My friend got a camera with a sweet 210fps slow-mo mode so we been abusing it and using it for any scene that even slightly warrants it.  Anyway here's the latest vid:

I'm the one with the red backpack and white bike if you can't recognize my scrawny, scruffy ass.


----------



## WoodCore (Jul 14, 2010)

Well done!!!!


----------



## bvibert (Jul 14, 2010)

Nice riding and cool slow-mo!


----------



## Greg (Jul 14, 2010)

That's awesome!


----------



## MR. evil (Jul 14, 2010)

Great vid Austin!


----------



## MR. evil (Jul 14, 2010)

Just watched it 3 more times, I actually remember some of those spots. Can't wait to get back there!!!!! Let me know what you week day schedule is like, Trev, Jamie and I have been talking about taking a Friday off to do a Lynn woods trip


----------



## awf170 (Jul 14, 2010)

MR. evil said:


> Just watched it 3 more times, I actually remember some of those spots.
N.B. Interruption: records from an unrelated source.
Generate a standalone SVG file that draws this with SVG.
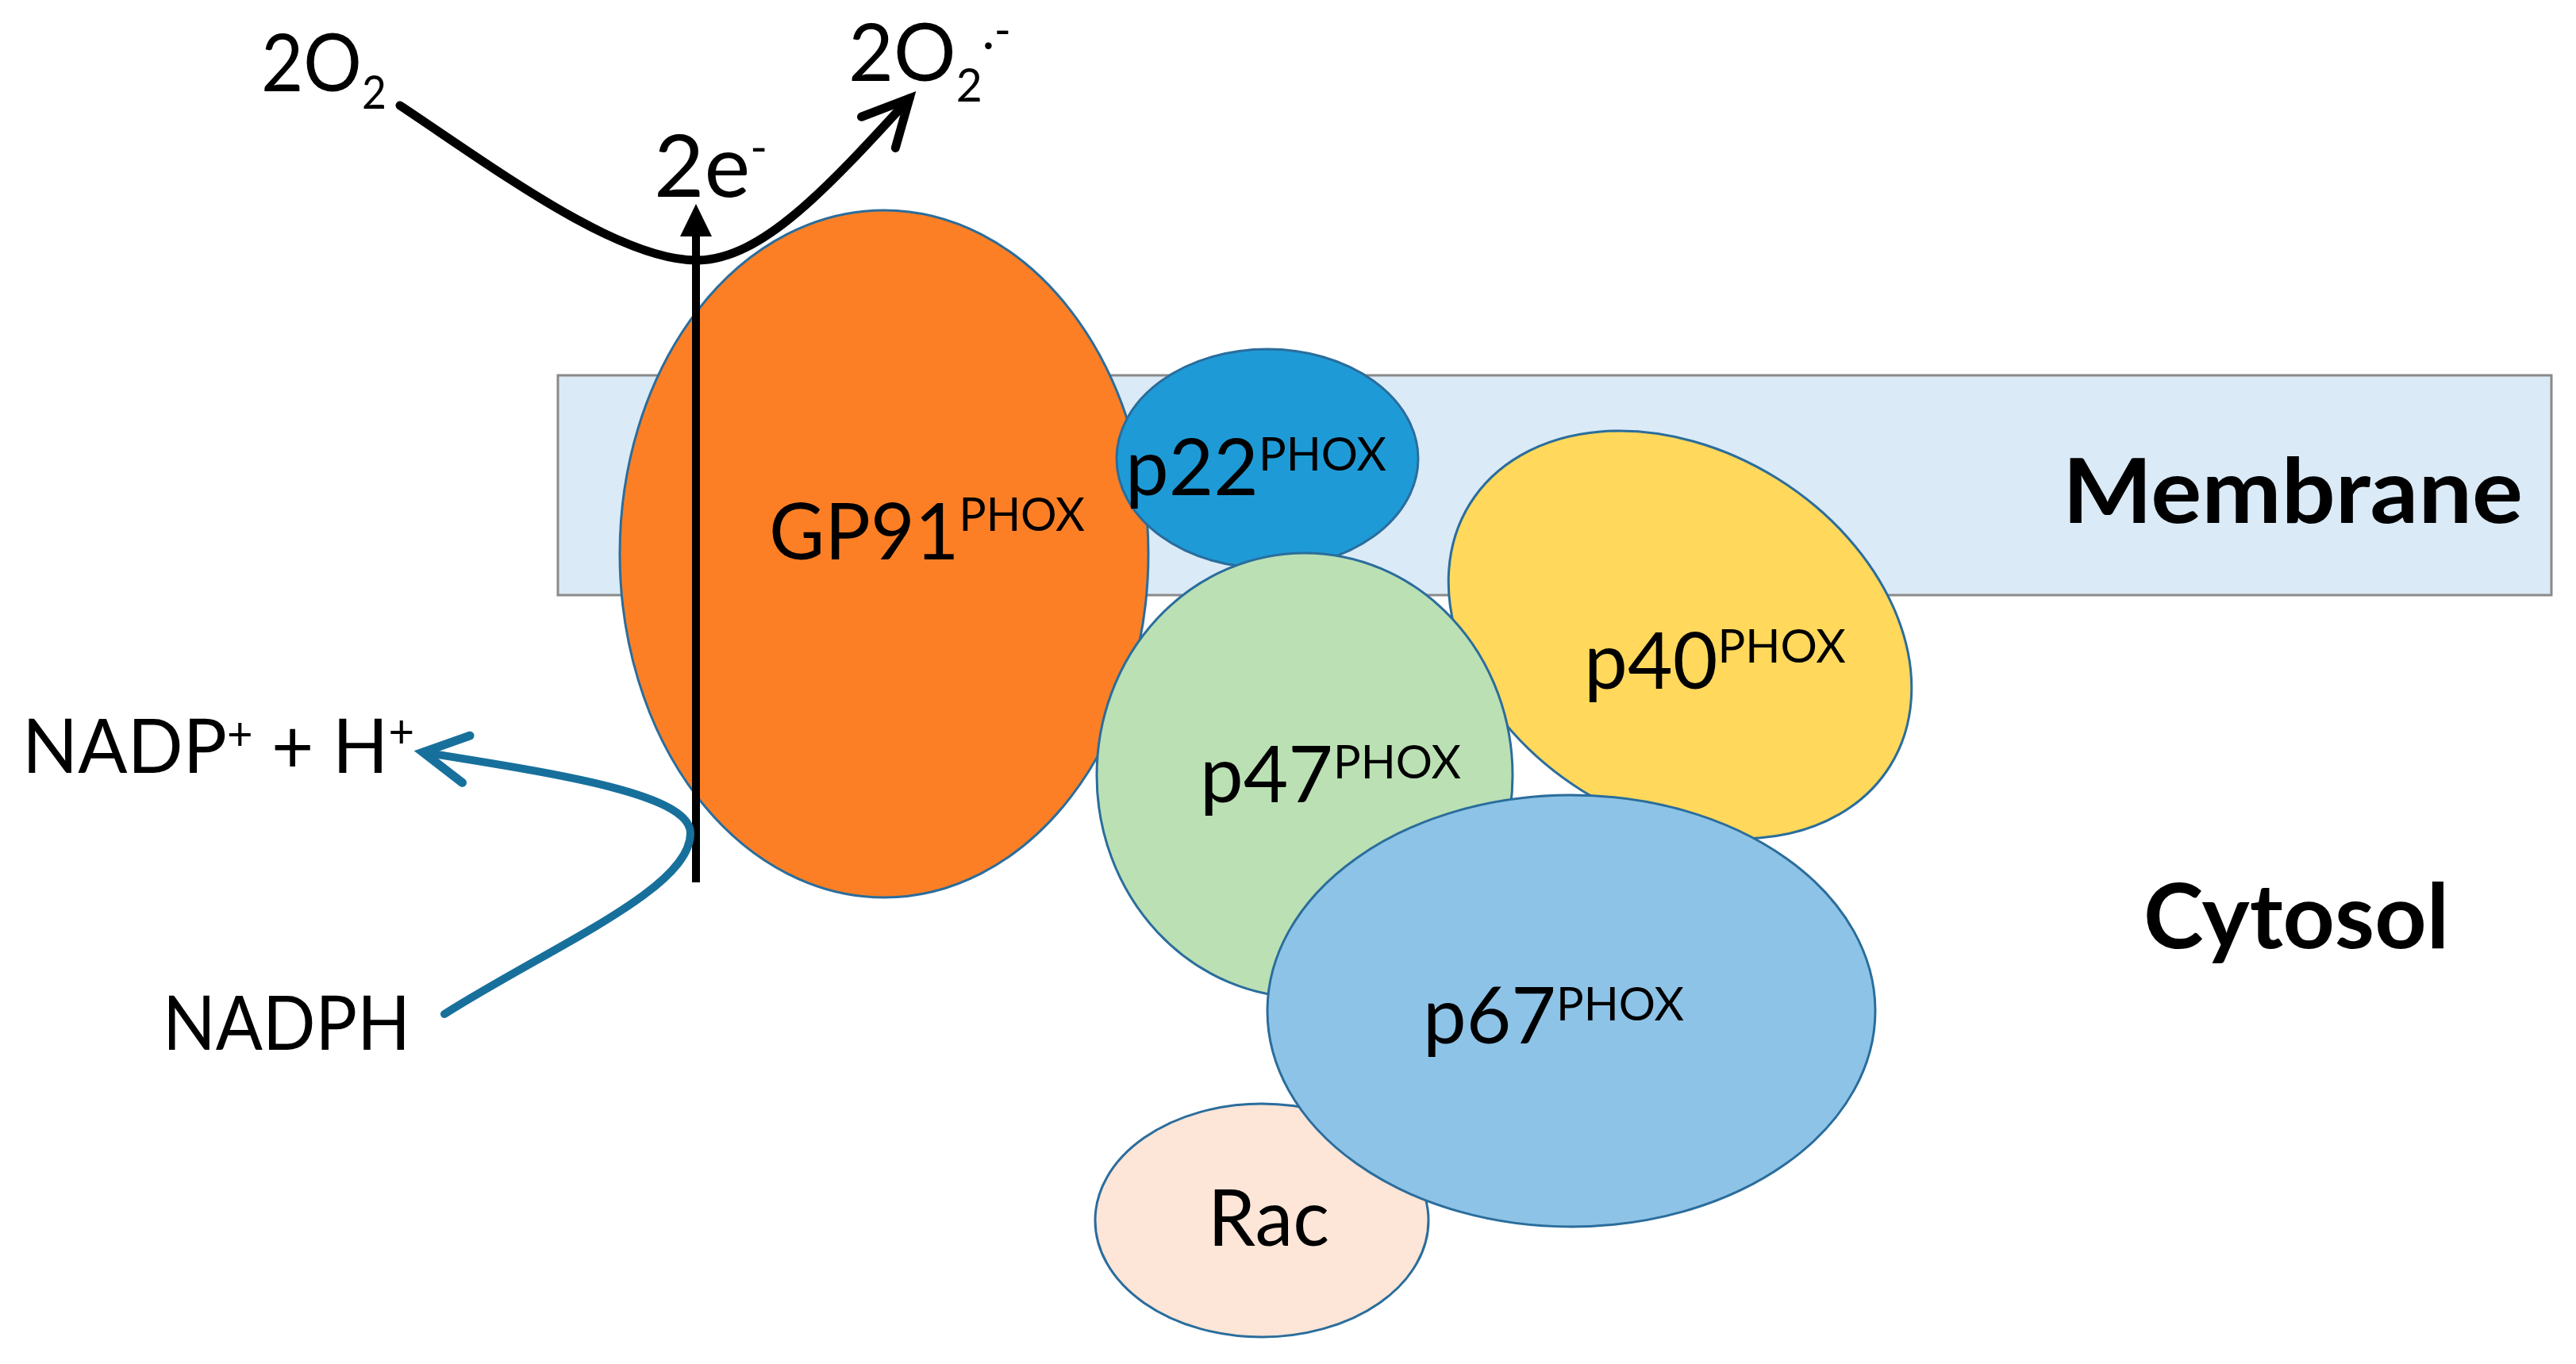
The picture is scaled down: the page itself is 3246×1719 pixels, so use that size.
<svg xmlns="http://www.w3.org/2000/svg" width="3246" height="1719" viewBox="0 0 3246 1719">
<style>
text{font-family:Lato,"Liberation Sans",sans-serif;fill:#000}
.lbl{font-size:98px}
.sup{font-size:58px}
.bold{font-weight:bold;font-size:113px}
.node ellipse{stroke:#2a6d9c;stroke-width:3}
</style>
<defs>
<marker id="hb" markerUnits="userSpaceOnUse" markerWidth="140" markerHeight="140" viewBox="-70 -70 140 140" refX="0" refY="0" orient="auto">
<path d="M-58,-29 L0,0 L-58,29" fill="none" stroke="#000" stroke-width="11" stroke-linecap="round" stroke-linejoin="miter"/>
</marker>
<marker id="ht" markerUnits="userSpaceOnUse" markerWidth="140" markerHeight="140" viewBox="-70 -70 140 140" refX="0" refY="0" orient="auto">
<path d="M-55,-30 L0,0 L-55,30" fill="none" stroke="#17709b" stroke-width="11" stroke-linecap="round" stroke-linejoin="miter"/>
</marker>
</defs>
<rect x="0" y="0" width="3246" height="1719" fill="#fff"/>
<g id="membrane">
<rect x="703" y="473" width="2512" height="277" fill="#daeaf6" stroke="#8a8a8a" stroke-width="3"/>
<text class="bold" x="2599" y="659" textLength="580" lengthAdjust="spacingAndGlyphs">Membrane</text>
</g>
<g id="cytosol">
<text class="bold" x="2701" y="1195" textLength="385" lengthAdjust="spacingAndGlyphs">Cytosol</text>
</g>
<g id="gp91" class="node">
<ellipse cx="1114" cy="698" rx="333" ry="433" fill="#fd7f25"/>
<text class="lbl" x="969" y="705" textLength="398" lengthAdjust="spacingAndGlyphs">GP91<tspan class="sup" dy="-36">PHOX</tspan></text>
</g>
<g id="p22" class="node">
<ellipse cx="1597" cy="578" rx="190" ry="138" fill="#1e9bd7"/>
<text class="lbl" x="1418" y="624" textLength="329" lengthAdjust="spacingAndGlyphs">p22<tspan class="sup" dy="-31">PHOX</tspan></text>
</g>
<g id="rac" class="node">
<ellipse cx="1590" cy="1538" rx="210" ry="147" fill="#fde5d7"/>
<text class="lbl" x="1522" y="1570" textLength="153" lengthAdjust="spacingAndGlyphs">Rac</text>
</g>
<g id="p40" class="node">
<ellipse cx="2117" cy="800" rx="312" ry="232" transform="rotate(32 2117 800)" fill="#ffd85c"/>
<text class="lbl" x="1996" y="868" textLength="330" lengthAdjust="spacingAndGlyphs">p40<tspan class="sup" dy="-33">PHOX</tspan></text>
</g>
<g id="p47" class="node">
<ellipse cx="1644" cy="977" rx="262" ry="280" fill="#bbe0b4"/>
<text class="lbl" x="1512" y="1011" textLength="329" lengthAdjust="spacingAndGlyphs">p47<tspan class="sup" dy="-30">PHOX</tspan></text>
</g>
<g id="p67" class="node">
<ellipse cx="1980" cy="1274" rx="383" ry="272" fill="#8dc3e6"/>
<text class="lbl" x="1793" y="1315" textLength="329" lengthAdjust="spacingAndGlyphs">p67<tspan class="sup" dy="-29">PHOX</tspan></text>
</g>
<g id="o2">
<text x="329" y="115" style="font-size:100px" textLength="158" lengthAdjust="spacingAndGlyphs">2O<tspan class="sup" dy="22">2</tspan></text>
</g>
<g id="superoxide">
<text x="1069" y="102" style="font-size:100px" textLength="205" lengthAdjust="spacingAndGlyphs">2O<tspan class="sup" dy="26">2</tspan><tspan class="sup" dy="-53">·</tspan><tspan class="sup" dy="-17">-</tspan></text>
</g>
<g id="electrons">
<text x="824" y="248" style="font-size:108px" textLength="143" lengthAdjust="spacingAndGlyphs">2e<tspan class="sup" dy="-42">-</tspan></text>
</g>
<g id="nadp">
<text class="lbl" style="font-size:95px" x="28" y="974" textLength="494" lengthAdjust="spacingAndGlyphs">NADP<tspan class="sup" dy="-29">+</tspan><tspan dy="29"> + H</tspan><tspan class="sup" dy="-32">+</tspan></text>
</g>
<g id="nadph">
<text class="lbl" style="font-size:95px" x="205" y="1323" textLength="312" lengthAdjust="spacingAndGlyphs">NADPH</text>
</g>
<g id="connectors" fill="none">
<path d="M504,133 C620,210 780,330 880,328 C960,326 1040,240 1146,124" stroke="#000" stroke-width="11" stroke-linecap="round" marker-end="url(#hb)"/>
<line x1="877" y1="1112" x2="877" y2="290" stroke="#000" stroke-width="10"/>
<polygon points="877,257 857,298 897,298" fill="#000"/>
<path d="M560,1278 C700,1190 870,1120 870,1050 C870,1000 700,975 533,948" stroke="#17709b" stroke-width="10" stroke-linecap="round" marker-end="url(#ht)"/>
</g>
</svg>
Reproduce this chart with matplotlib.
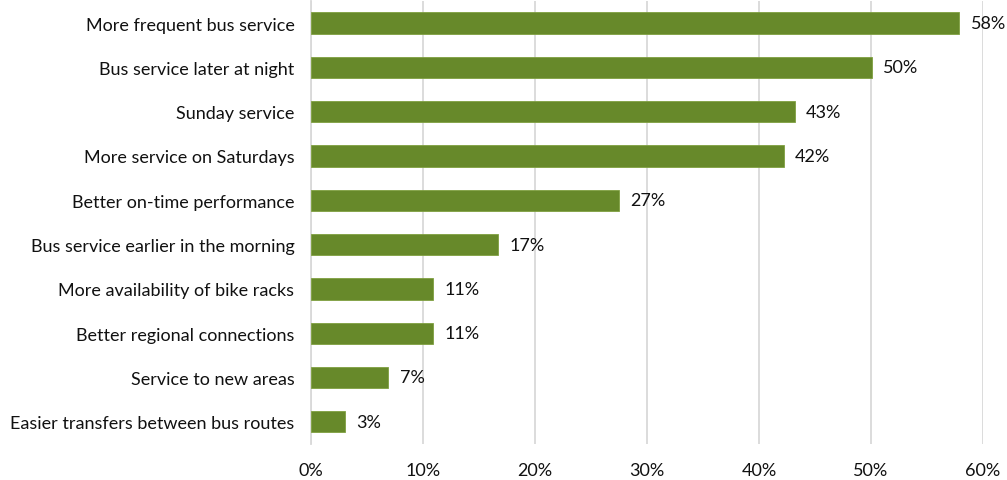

Can't wait to get back there!!!!! Let me know what you week day schedule is like, Trev, Jamie and I have been talking about taking a Friday off to do a Lynn woods trip



The only Friday I could do is August 13th (or this Friday).  I could do basically every Monday or Wednesday though.


----------



## gorgonzola (Jul 14, 2010)

nice ridin', slo mo's very cool... i like watching the suspensions compress and the tires make/lose/make contact

http://www.youtube.com/watch?v=trVHayTXwIw&feature=related


----------



## Grassi21 (Jul 14, 2010)

wow.  nice work austin!


----------



## Greg (Jul 14, 2010)

2:07 - 2:15 is epic. :lol:


----------



## MR. evil (Jul 14, 2010)

awf170 said:


> The only Friday I could do is August 13th (or this Friday).  I could do basically every Monday or Wednesday though.



A monday might work


----------



## powbmps (Jul 14, 2010)

Nice rock climbing!  That slo-mo looks freakin' awesome.


----------



## BackLoafRiver (Jul 14, 2010)

That is damn impressive! Great vid. Thank you.


----------



## WoodCore (Jul 15, 2010)

Austin.....love the whip! I'm riding the exact same bike (and love it!) .....just not as good as you!


----------



## eatskisleep (Oct 3, 2010)

Kinda late on this thread, but sweet video Austin.

210fps is insane considereing standard is 29.97fps... The footage looks sweet though and is crystal clear.


----------